• [WHAT IS REQUIRED]
Leave out all pictures. Return exactly the lines from the top of the material through the line containing "(f4) at (64,1227)".

Rows from a dataset of charts and code:
## BEGIN

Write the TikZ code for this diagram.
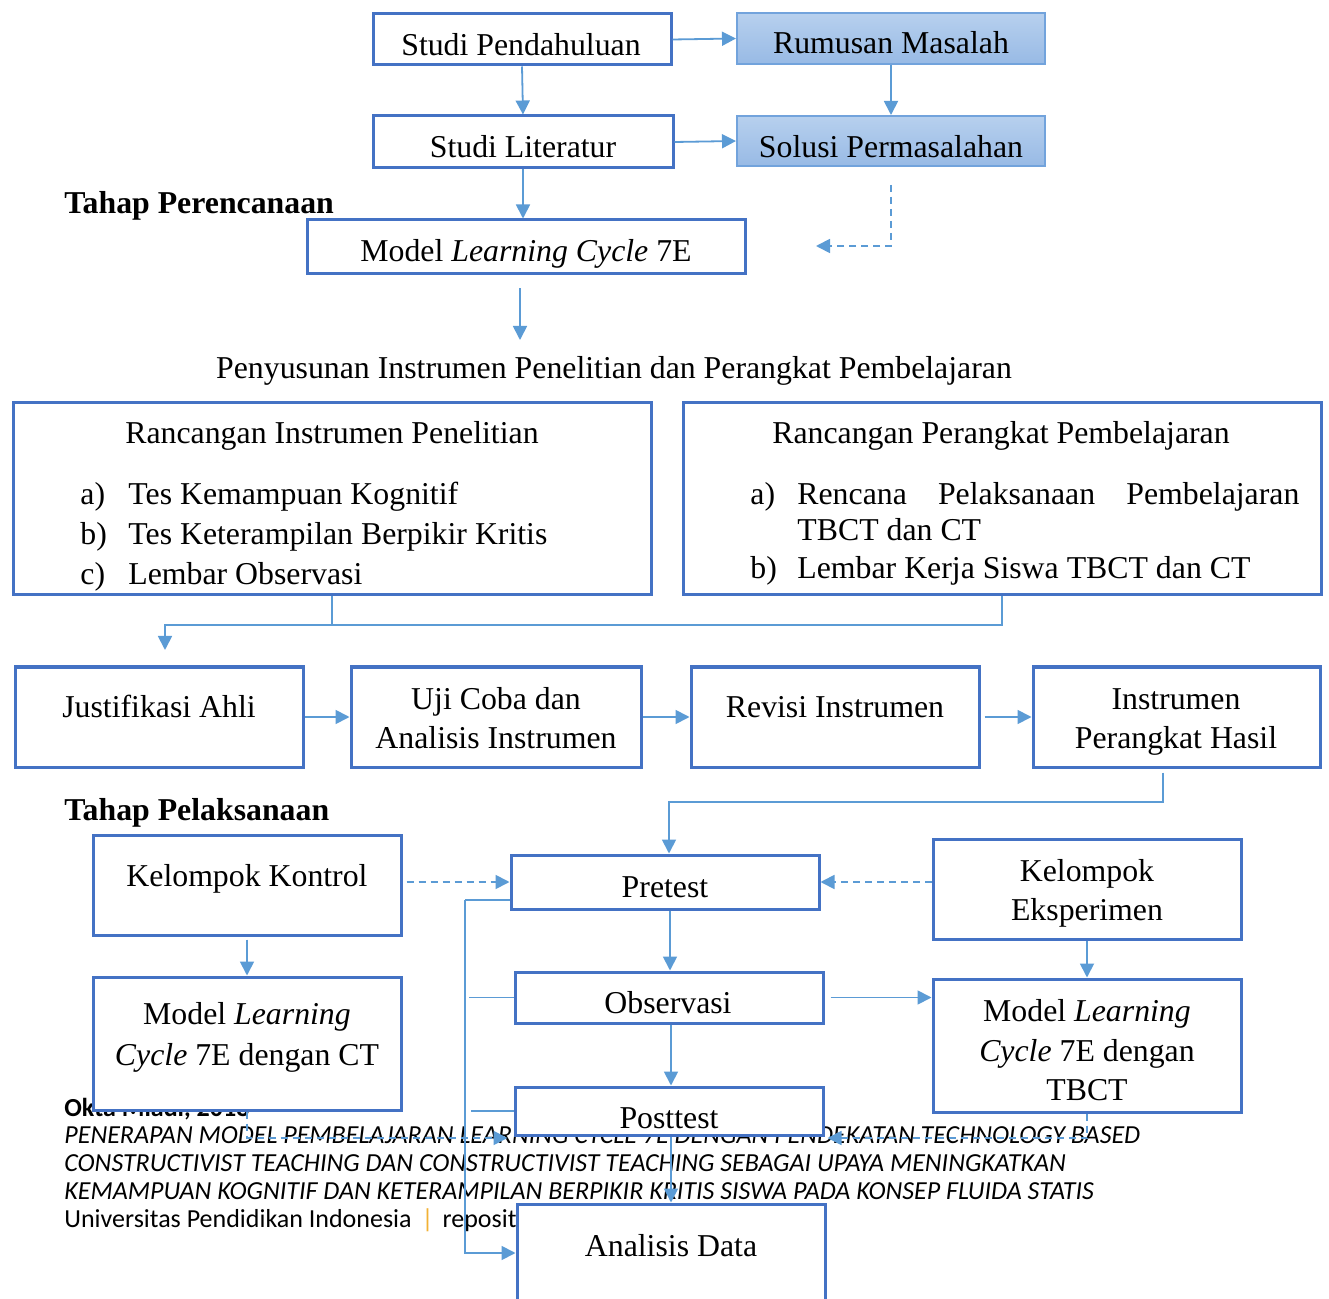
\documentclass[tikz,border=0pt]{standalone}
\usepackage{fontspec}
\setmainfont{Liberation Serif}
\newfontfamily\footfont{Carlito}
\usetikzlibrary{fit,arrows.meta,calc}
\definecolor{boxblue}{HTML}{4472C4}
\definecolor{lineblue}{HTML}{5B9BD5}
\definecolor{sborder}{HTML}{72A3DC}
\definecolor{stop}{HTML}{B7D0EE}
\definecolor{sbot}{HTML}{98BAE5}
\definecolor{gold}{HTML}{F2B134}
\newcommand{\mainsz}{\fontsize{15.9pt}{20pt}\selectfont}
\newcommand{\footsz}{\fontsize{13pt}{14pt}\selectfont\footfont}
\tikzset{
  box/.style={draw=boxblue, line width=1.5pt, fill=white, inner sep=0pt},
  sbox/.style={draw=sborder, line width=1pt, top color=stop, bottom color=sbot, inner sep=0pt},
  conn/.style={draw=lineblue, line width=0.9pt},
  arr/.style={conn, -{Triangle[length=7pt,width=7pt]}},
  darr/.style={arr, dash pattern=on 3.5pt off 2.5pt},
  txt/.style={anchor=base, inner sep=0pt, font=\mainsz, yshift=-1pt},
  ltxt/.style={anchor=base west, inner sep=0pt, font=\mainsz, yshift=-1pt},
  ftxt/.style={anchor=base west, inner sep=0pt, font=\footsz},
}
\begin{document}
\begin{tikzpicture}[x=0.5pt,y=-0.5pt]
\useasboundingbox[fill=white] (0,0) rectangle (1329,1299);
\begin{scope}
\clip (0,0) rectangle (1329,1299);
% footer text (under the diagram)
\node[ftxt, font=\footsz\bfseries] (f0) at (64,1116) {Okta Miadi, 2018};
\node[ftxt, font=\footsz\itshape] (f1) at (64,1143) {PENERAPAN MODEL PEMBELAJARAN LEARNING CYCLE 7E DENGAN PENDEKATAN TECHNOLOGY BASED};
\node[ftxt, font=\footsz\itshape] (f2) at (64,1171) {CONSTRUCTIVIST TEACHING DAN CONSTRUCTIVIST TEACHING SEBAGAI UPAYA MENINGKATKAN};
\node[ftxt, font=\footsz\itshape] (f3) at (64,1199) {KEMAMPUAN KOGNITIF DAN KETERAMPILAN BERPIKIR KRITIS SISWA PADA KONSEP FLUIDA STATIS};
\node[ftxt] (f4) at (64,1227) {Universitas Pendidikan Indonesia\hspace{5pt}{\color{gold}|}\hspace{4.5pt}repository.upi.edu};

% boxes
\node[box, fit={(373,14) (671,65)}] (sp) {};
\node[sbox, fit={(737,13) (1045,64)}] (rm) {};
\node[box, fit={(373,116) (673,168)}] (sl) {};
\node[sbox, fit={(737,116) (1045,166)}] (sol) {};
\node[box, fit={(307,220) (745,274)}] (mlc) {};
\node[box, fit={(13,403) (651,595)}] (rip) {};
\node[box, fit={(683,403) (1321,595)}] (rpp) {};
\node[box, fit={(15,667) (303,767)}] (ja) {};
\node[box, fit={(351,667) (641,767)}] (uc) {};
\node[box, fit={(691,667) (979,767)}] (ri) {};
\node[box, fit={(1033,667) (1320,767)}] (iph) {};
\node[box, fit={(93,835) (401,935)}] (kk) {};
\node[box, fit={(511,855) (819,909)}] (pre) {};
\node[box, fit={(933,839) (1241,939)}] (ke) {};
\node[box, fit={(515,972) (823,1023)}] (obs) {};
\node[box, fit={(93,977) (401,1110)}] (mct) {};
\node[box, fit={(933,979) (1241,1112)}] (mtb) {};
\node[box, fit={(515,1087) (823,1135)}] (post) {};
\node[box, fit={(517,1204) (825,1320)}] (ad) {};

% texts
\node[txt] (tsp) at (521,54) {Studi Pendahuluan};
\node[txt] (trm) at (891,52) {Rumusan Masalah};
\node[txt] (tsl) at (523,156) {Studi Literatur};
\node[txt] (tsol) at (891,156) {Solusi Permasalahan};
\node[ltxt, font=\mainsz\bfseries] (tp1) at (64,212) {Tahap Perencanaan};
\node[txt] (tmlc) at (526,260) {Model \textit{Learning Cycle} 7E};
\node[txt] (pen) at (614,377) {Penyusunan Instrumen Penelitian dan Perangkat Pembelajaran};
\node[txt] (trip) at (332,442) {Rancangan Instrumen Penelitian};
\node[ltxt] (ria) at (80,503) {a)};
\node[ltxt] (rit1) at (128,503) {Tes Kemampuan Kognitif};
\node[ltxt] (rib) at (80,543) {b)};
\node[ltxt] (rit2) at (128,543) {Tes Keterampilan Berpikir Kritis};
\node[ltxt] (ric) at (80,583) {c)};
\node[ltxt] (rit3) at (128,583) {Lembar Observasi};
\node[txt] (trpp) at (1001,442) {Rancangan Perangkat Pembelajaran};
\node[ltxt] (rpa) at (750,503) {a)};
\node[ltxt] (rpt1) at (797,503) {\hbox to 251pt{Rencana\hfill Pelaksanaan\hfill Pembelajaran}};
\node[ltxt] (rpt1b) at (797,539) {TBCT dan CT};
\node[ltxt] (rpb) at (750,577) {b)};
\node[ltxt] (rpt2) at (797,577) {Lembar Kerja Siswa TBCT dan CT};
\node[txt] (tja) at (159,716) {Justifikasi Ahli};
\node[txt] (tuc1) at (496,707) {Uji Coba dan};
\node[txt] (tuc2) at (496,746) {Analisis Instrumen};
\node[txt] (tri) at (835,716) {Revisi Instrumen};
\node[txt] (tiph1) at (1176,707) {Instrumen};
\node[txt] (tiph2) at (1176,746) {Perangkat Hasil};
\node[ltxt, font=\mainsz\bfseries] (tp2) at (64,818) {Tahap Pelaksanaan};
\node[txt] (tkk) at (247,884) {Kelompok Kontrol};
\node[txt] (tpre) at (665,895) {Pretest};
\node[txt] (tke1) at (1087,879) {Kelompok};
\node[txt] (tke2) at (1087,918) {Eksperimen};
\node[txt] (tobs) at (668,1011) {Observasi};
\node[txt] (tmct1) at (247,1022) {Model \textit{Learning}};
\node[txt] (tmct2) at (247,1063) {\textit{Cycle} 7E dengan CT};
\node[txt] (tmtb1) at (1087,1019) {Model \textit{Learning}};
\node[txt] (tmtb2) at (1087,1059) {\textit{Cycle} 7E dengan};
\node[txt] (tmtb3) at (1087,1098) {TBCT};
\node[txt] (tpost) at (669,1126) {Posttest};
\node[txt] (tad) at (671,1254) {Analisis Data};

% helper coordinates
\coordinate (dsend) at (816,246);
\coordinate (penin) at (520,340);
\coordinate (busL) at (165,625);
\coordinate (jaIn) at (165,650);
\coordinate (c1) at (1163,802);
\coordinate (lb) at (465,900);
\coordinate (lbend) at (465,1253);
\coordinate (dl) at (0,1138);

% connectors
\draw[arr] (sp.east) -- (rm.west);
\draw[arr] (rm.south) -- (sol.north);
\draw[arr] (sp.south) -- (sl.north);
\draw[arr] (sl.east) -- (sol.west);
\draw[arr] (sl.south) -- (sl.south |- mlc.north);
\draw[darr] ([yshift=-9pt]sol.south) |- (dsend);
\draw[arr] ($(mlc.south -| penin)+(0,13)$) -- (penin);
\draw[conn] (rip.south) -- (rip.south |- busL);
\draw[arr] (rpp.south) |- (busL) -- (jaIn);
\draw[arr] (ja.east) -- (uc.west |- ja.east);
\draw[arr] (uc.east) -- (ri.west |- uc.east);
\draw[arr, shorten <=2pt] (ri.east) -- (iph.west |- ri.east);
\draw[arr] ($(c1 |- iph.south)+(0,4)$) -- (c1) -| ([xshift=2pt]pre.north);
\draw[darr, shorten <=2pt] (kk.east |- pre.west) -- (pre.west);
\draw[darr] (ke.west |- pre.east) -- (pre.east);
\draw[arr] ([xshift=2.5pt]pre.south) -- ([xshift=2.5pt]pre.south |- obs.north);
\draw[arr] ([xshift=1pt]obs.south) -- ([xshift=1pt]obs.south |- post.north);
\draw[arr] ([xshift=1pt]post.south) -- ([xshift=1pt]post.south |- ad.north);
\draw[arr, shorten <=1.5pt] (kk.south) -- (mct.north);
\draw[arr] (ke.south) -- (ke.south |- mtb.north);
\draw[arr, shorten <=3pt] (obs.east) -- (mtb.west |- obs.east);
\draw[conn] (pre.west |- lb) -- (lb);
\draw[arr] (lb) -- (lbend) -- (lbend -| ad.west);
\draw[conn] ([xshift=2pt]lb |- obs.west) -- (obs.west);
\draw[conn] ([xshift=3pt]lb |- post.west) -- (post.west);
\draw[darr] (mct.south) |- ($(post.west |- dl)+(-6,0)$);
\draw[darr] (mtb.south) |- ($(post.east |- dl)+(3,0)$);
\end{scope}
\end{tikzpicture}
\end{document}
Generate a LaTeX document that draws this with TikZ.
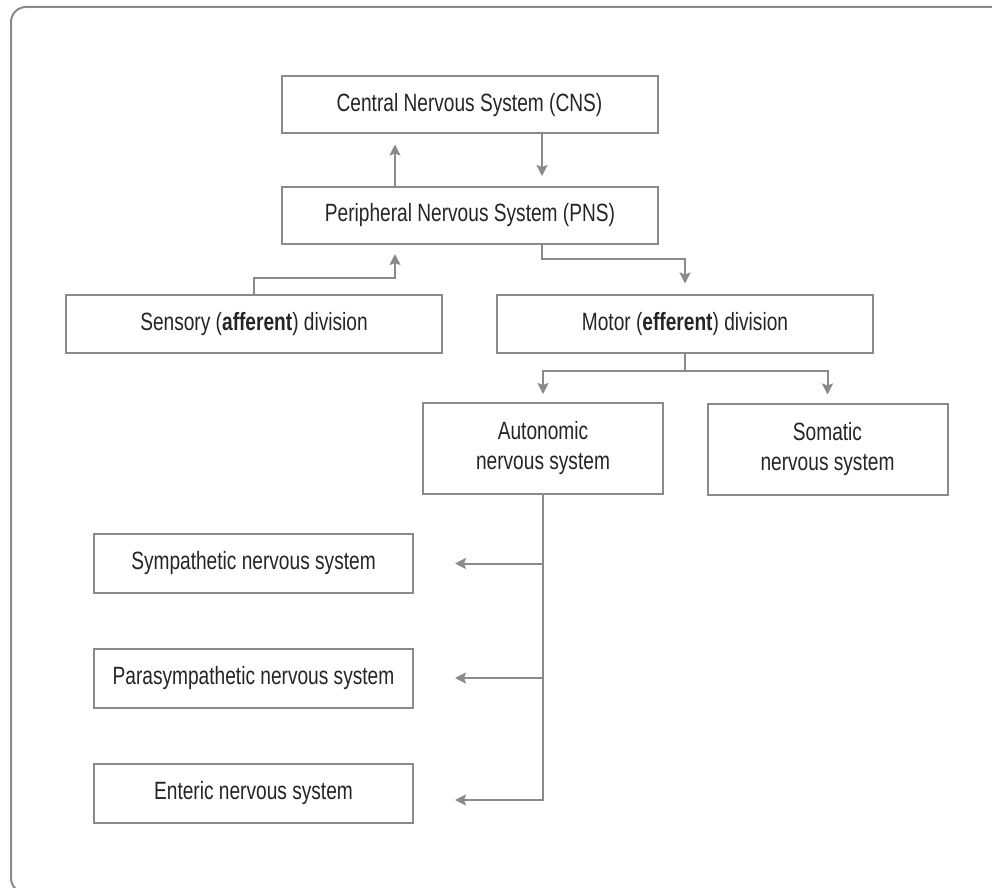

## END

• [REPLY TO THE EXERCISE]
Write the TikZ code for this diagram.
\documentclass[tikz,border=0pt]{standalone}
\usepackage{fontspec}
\setmainfont{Liberation Serif}
\newfontfamily\footfont{Carlito}
\usetikzlibrary{fit,arrows.meta,calc}
\definecolor{boxblue}{HTML}{4472C4}
\definecolor{lineblue}{HTML}{5B9BD5}
\definecolor{sborder}{HTML}{72A3DC}
\definecolor{stop}{HTML}{B7D0EE}
\definecolor{sbot}{HTML}{98BAE5}
\definecolor{gold}{HTML}{F2B134}
\newcommand{\mainsz}{\fontsize{15.9pt}{20pt}\selectfont}
\newcommand{\footsz}{\fontsize{13pt}{14pt}\selectfont\footfont}
\tikzset{
  box/.style={draw=boxblue, line width=1.5pt, fill=white, inner sep=0pt},
  sbox/.style={draw=sborder, line width=1pt, top color=stop, bottom color=sbot, inner sep=0pt},
  conn/.style={draw=lineblue, line width=0.9pt},
  arr/.style={conn, -{Triangle[length=7pt,width=7pt]}},
  darr/.style={arr, dash pattern=on 3.5pt off 2.5pt},
  txt/.style={anchor=base, inner sep=0pt, font=\mainsz, yshift=-1pt},
  ltxt/.style={anchor=base west, inner sep=0pt, font=\mainsz, yshift=-1pt},
  ftxt/.style={anchor=base west, inner sep=0pt, font=\footsz},
}
\begin{document}
\begin{tikzpicture}[x=0.5pt,y=-0.5pt]
\useasboundingbox[fill=white] (0,0) rectangle (1329,1299);
\begin{scope}
\clip (0,0) rectangle (1329,1299);
% footer text (under the diagram)
\node[ftxt, font=\footsz\bfseries] (f0) at (64,1116) {Okta Miadi, 2018};
\node[ftxt, font=\footsz\itshape] (f1) at (64,1143) {PENERAPAN MODEL PEMBELAJARAN LEARNING CYCLE 7E DENGAN PENDEKATAN TECHNOLOGY BASED};
\node[ftxt, font=\footsz\itshape] (f2) at (64,1171) {CONSTRUCTIVIST TEACHING DAN CONSTRUCTIVIST TEACHING SEBAGAI UPAYA MENINGKATKAN};
\node[ftxt, font=\footsz\itshape] (f3) at (64,1199) {KEMAMPUAN KOGNITIF DAN KETERAMPILAN BERPIKIR KRITIS SISWA PADA KONSEP FLUIDA STATIS};
\node[ftxt] (f4) at (64,1227) {Universitas Pendidikan Indonesia\hspace{5pt}{\color{gold}|}\hspace{4.5pt}repository.upi.edu};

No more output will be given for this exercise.